I read a book entitled Making It on Broadway: Actors’ Tales of Climbing to the Top about two years ago, and there was one story that stuck with me.
The story was about someone in Les Miserables, in its first go round on Broadway. As I recall, one day their replacement was in and the actor telling the story, got to watch the show. They had worked so hard to create this chorus character, making each moment count, and when he watched the show he realized he was in the dark most of the time he was on stage. It was heartbreaking for him.
When I toured with A Christmas Carol, I had similar experience. There were two casts the year I did the show, and the tradition is you see the other cast perform the show before everyone heads off on tour. As you may recall, I had two lines, but I had also worked hard to make sure my chorus work was specific.
It was a Sunday when we saw the other cast’s show, and when the show started the woman playing the same character I was spent most of her time blocked on the dark edges of the stage.
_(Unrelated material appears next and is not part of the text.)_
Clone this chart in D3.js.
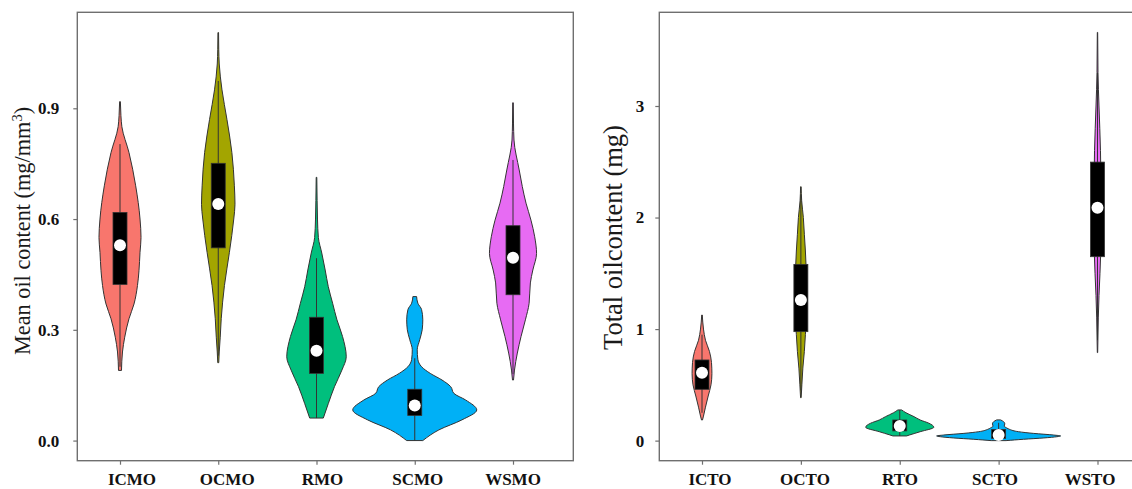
<!DOCTYPE html>
<html>
<head>
<meta charset="utf-8">
<script src="https://cdn.jsdelivr.net/npm/d3@7/dist/d3.min.js"></script>
<style>
    body { margin: 0; background: #fff; }
    svg { display: block; font-family: "Liberation Serif", "Times New Roman", serif; }
</style>
</head>
<body>
<svg id="chart" width="1132" height="489"></svg>
<script>
// categories
const meanCats = ['ICMO', 'OCMO', 'RMO', 'SCMO', 'WSMO'];
const totalCats = ['ICTO', 'OCTO', 'RTO', 'SCTO', 'WSTO'];
const fills = ['#F8766D', '#A3A500', '#00BF7D', '#00B0F6', '#E76BF3'];

const meanTicks = [0, 0.3, 0.6, 0.9];
const totalTicks = [0, 1, 2, 3];

// violin profiles: value levels + relative density (1 = widest violin)
const icmoLevels = [0.19, 0.24, 0.28, 0.33, 0.37, 0.42, 0.46, 0.51, 0.55, 0.60, 0.69, 0.78, 0.85, 0.88, 0.918];
const icmoDensity = [0.024, 0.04, 0.076, 0.145, 0.226, 0.282, 0.306, 0.323, 0.339, 0.323, 0.253, 0.145, 0.03, 0.015, 0.006];
const ocmoLevels = [0.211, 0.24, 0.28, 0.33, 0.42, 0.51, 0.60, 0.64, 0.69, 0.78, 0.87, 0.95, 1.02, 1.06, 1.105];
const ocmoDensity = [0.008, 0.016, 0.032, 0.048, 0.10, 0.18, 0.25, 0.27, 0.26, 0.22, 0.14, 0.06, 0.016, 0.008, 0.005];
const rmoLevels = [0.061, 0.10, 0.146, 0.191, 0.227, 0.282, 0.327, 0.372, 0.417, 0.462, 0.508, 0.55, 0.60, 0.65, 0.713];
const rmoDensity = [0.11, 0.19, 0.29, 0.41, 0.48, 0.42, 0.33, 0.26, 0.19, 0.14, 0.085, 0.03, 0.016, 0.01, 0.005];
const scmoLevels = [0.0, 0.029, 0.056, 0.083, 0.11, 0.128, 0.146, 0.164, 0.182, 0.20, 0.22, 0.246, 0.273, 0.30, 0.327, 0.355, 0.372, 0.39];
const scmoDensity = [0.13, 0.39, 0.76, 1.0, 0.82, 0.63, 0.58, 0.44, 0.25, 0.11, 0.05, 0.04, 0.08, 0.12, 0.13, 0.11, 0.05, 0.03];
const wsmoLevels = [0.164, 0.191, 0.237, 0.282, 0.327, 0.372, 0.427, 0.462, 0.507, 0.552, 0.597, 0.643, 0.688, 0.733, 0.814, 0.86, 0.915];
const wsmoDensity = [0.008, 0.024, 0.07, 0.13, 0.2, 0.26, 0.28, 0.32, 0.38, 0.35, 0.29, 0.21, 0.15, 0.1, 0.016, 0.008, 0.005];

const ictoLevels = [0.185, 0.22, 0.3, 0.4, 0.5, 0.6, 0.7, 0.8, 0.9, 1.0, 1.126];
const ictoDensity = [0.008, 0.024, 0.056, 0.1, 0.145, 0.16, 0.153, 0.12, 0.056, 0.024, 0.005];
const octoLevels = [0.385, 0.5, 0.65, 0.8, 0.95, 1.1, 1.3, 1.5, 1.7, 1.85, 2.0, 2.15, 2.276];
const octoDensity = [0.005, 0.016, 0.032, 0.056, 0.073, 0.089, 0.097, 0.089, 0.073, 0.056, 0.04, 0.013, 0.005];
const rtoLevels = [0.042, 0.051, 0.08, 0.12, 0.156, 0.185, 0.215, 0.25, 0.275];
const rtoDensity = [0.11, 0.16, 0.33, 0.55, 0.47, 0.33, 0.23, 0.1, 0.03];
const sctoLevels = [0.0, 0.012, 0.024, 0.035, 0.042, 0.05, 0.065, 0.08, 0.1, 0.114, 0.13, 0.15, 0.17, 0.186];
const sctoDensity = [0.12, 0.4, 0.73, 0.94, 1.0, 0.89, 0.56, 0.32, 0.18, 0.13, 0.09, 0.1, 0.08, 0.03];
const wstoLevels = [0.789, 1.1, 1.3, 1.5, 1.7, 2.0, 2.3, 2.6, 2.8, 3.0, 3.3, 3.66];
const wstoDensity = [0.003, 0.013, 0.024, 0.04, 0.053, 0.06, 0.056, 0.048, 0.037, 0.024, 0.008, 0.003];

// box stats: [whisker low, q1, median, q3, whisker high]
const meanBoxes = [
    [0.20, 0.423, 0.529, 0.618, 0.803],
    [0.23, 0.522, 0.641, 0.751, 0.974],
    [0.061, 0.182, 0.243, 0.334, 0.494],
    [0.0, 0.068, 0.095, 0.139, 0.223],
    [0.18, 0.395, 0.495, 0.582, 0.76]
];
const totalBoxes = [
    [0.25, 0.46, 0.609, 0.723, 0.95],
    [0.45, 0.977, 1.26, 1.58, 2.2],
    [0.042, 0.087, 0.132, 0.185, 0.275],
    [0.0, 0.02, 0.051, 0.10, 0.16],
    [0.9, 1.649, 2.088, 2.497, 3.3]
];

const meanProfiles = [
    [icmoLevels, icmoDensity], [ocmoLevels, ocmoDensity], [rmoLevels, rmoDensity],
    [scmoLevels, scmoDensity], [wsmoLevels, wsmoDensity]
];
const totalProfiles = [
    [ictoLevels, ictoDensity], [octoLevels, octoDensity], [rtoLevels, rtoDensity],
    [sctoLevels, sctoDensity], [wstoLevels, wstoDensity]
];

const svg = d3.select('#chart');
const halfWidth = d3.scaleLinear().domain([0, 1]).range([0, 62]);
const boxHalf = 7;
const frameColor = '#6f6f6f';
const ink = '#333';

const drawPanel = (cfg) => {
    const g = svg.append('g');
    const { left, right, top, bottom } = cfg.frame;

    const y = d3.scaleLinear().domain(cfg.yDomain).range([bottom, top]);
    const x = d3.scalePoint().domain(cfg.cats).range(cfg.tickRange);
    const xLabel = d3.scalePoint().domain(cfg.cats).range(cfg.labelRange);

    // violins
    const area = d3.area()
        .curve(d3.curveMonotoneY)
        .y((d) => y(d[0]));

    cfg.cats.forEach((cat, i) => {
        const cx = x(cat);
        const [levels, dens] = cfg.profiles[i];
        const pts = levels.map((v, j) => [v, dens[j]]);
        area.x0((d) => cx - halfWidth(d[1])).x1((d) => cx + halfWidth(d[1]));
        g.append('path')
            .attr('d', area(pts))
            .attr('fill', fills[i])
            .attr('stroke', ink)
            .attr('stroke-width', 1);

        const [lo, q1, med, q3, hi] = cfg.boxes[i];
        g.append('line')
            .attr('x1', cx).attr('x2', cx)
            .attr('y1', y(lo)).attr('y2', y(hi))
            .attr('stroke', ink)
            .attr('stroke-width', 1);
        g.append('rect')
            .attr('x', cx - boxHalf)
            .attr('y', y(q3))
            .attr('width', boxHalf * 2)
            .attr('height', y(q1) - y(q3))
            .attr('fill', '#000')
            .attr('stroke', ink)
            .attr('stroke-width', 0.8);
        g.append('circle')
            .attr('cx', cx)
            .attr('cy', y(med))
            .attr('r', 6)
            .attr('fill', '#fff');
    });

    // frame
    g.append('rect')
        .attr('x', left).attr('y', top)
        .attr('width', right - left).attr('height', bottom - top)
        .attr('fill', 'none')
        .attr('stroke', frameColor)
        .attr('stroke-width', 1.4);

    // y axis
    const yAxis = g.append('g')
        .attr('transform', `translate(${left},0)`)
        .call(d3.axisLeft(y).tickValues(cfg.ticks).tickFormat(cfg.fmt).tickSize(4).tickPadding(cfg.tickPad));
    yAxis.select('.domain').remove();
    yAxis.selectAll('.tick line').attr('stroke', frameColor).attr('stroke-width', 1.2);
    yAxis.selectAll('.tick text')
        .attr('fill', '#111')
        .style('font-family', '"Liberation Serif", "Times New Roman", serif')
        .style('font-weight', 'bold')
        .style('font-size', '17px');

    // x axis ticks, labels placed separately
    const xAxis = g.append('g')
        .attr('transform', `translate(0,${bottom})`)
        .call(d3.axisBottom(x).tickFormat('').tickSize(4));
    xAxis.select('.domain').remove();
    xAxis.selectAll('.tick line').attr('stroke', frameColor).attr('stroke-width', 1.2);

    g.selectAll('.xlab')
        .data(cfg.cats)
        .enter()
        .append('text')
        .attr('class', 'xlab')
        .attr('x', (d) => xLabel(d))
        .attr('y', bottom + 24.5)
        .attr('text-anchor', 'middle')
        .attr('fill', '#111')
        .style('font-weight', 'bold')
        .style('font-size', '17px')
        .text((d) => d);

    // y title
    const title = g.append('text')
        .attr('transform', `translate(${cfg.titleX},${cfg.titleY}) rotate(-90)`)
        .attr('text-anchor', 'middle')
        .attr('fill', '#1a1a1a')
        .style('font-size', cfg.titleSize);
    title.append('tspan').text(cfg.title);
    if (cfg.titleSup) {
        title.append('tspan')
            .attr('dy', '-0.55em')
            .style('font-size', '0.65em')
            .text(cfg.titleSup);
        title.append('tspan')
            .attr('dy', '0.36em')
            .text(')');
    }
};

drawPanel({
    cats: meanCats,
    profiles: meanProfiles,
    boxes: meanBoxes,
    ticks: meanTicks,
    fmt: d3.format('.1f'),
    yDomain: [-0.0545, 1.16],
    frame: { left: 77.3, right: 573.3, top: 12.3, bottom: 460.7 },
    tickRange: [120, 513],
    labelRange: [132, 513],
    tickPad: 14,
    title: 'Mean oil content (mg/mm',
    titleSup: '3',
    titleX: 29.5,
    titleY: 231,
    titleSize: '22.3px'
});

drawPanel({
    cats: totalCats,
    profiles: totalProfiles,
    boxes: totalBoxes,
    ticks: totalTicks,
    fmt: d3.format('d'),
    yDomain: [-0.18, 3.84],
    frame: { left: 659.3, right: 1140, top: 12.3, bottom: 460.7 },
    tickRange: [702, 1097.5],
    labelRange: [710, 1090],
    tickPad: 11,
    title: 'Total oilcontent (mg)',
    titleX: 622,
    titleY: 237.5,
    titleSize: '26.5px'
});
</script>
</body>
</html>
I was heartbroken realizing that my role in the show was purely background. Her subtle presence added to the whole look of the show, but that was about it.
Most of my career up to this point consisted of doing ensemble shows, where everything is pretty equally divided between all cast members. I realized that I was going to have to learn how to take a back seat, or ruin my 5 week experience by letting my ego run wild.
So I made my decision and soon as I got over my pride, I had the best time performing the show. My character was a chestnut vendor as scripted. I changed my business to Tessie’s Nut’s & More. We held daily Chestnut Cart Confessions, which may or may not have been turned into a video. My character became a cockney madam, who sold most of the lovely women of Camden Town into the dark underworld. It was weird comedy improv at it’s finest.
My blocking never changed, so the audience had no idea. The actors with lines weren’t effected, and instead of an ensemble of people mouthing “peas and carrots”, we were interacting within this weird world we had created and it looked real and honest.
This experience really changed my perception of working as an ensemble member, and I would do it again in a heart beat. It was a hard lesson to learn, but I am glad I did.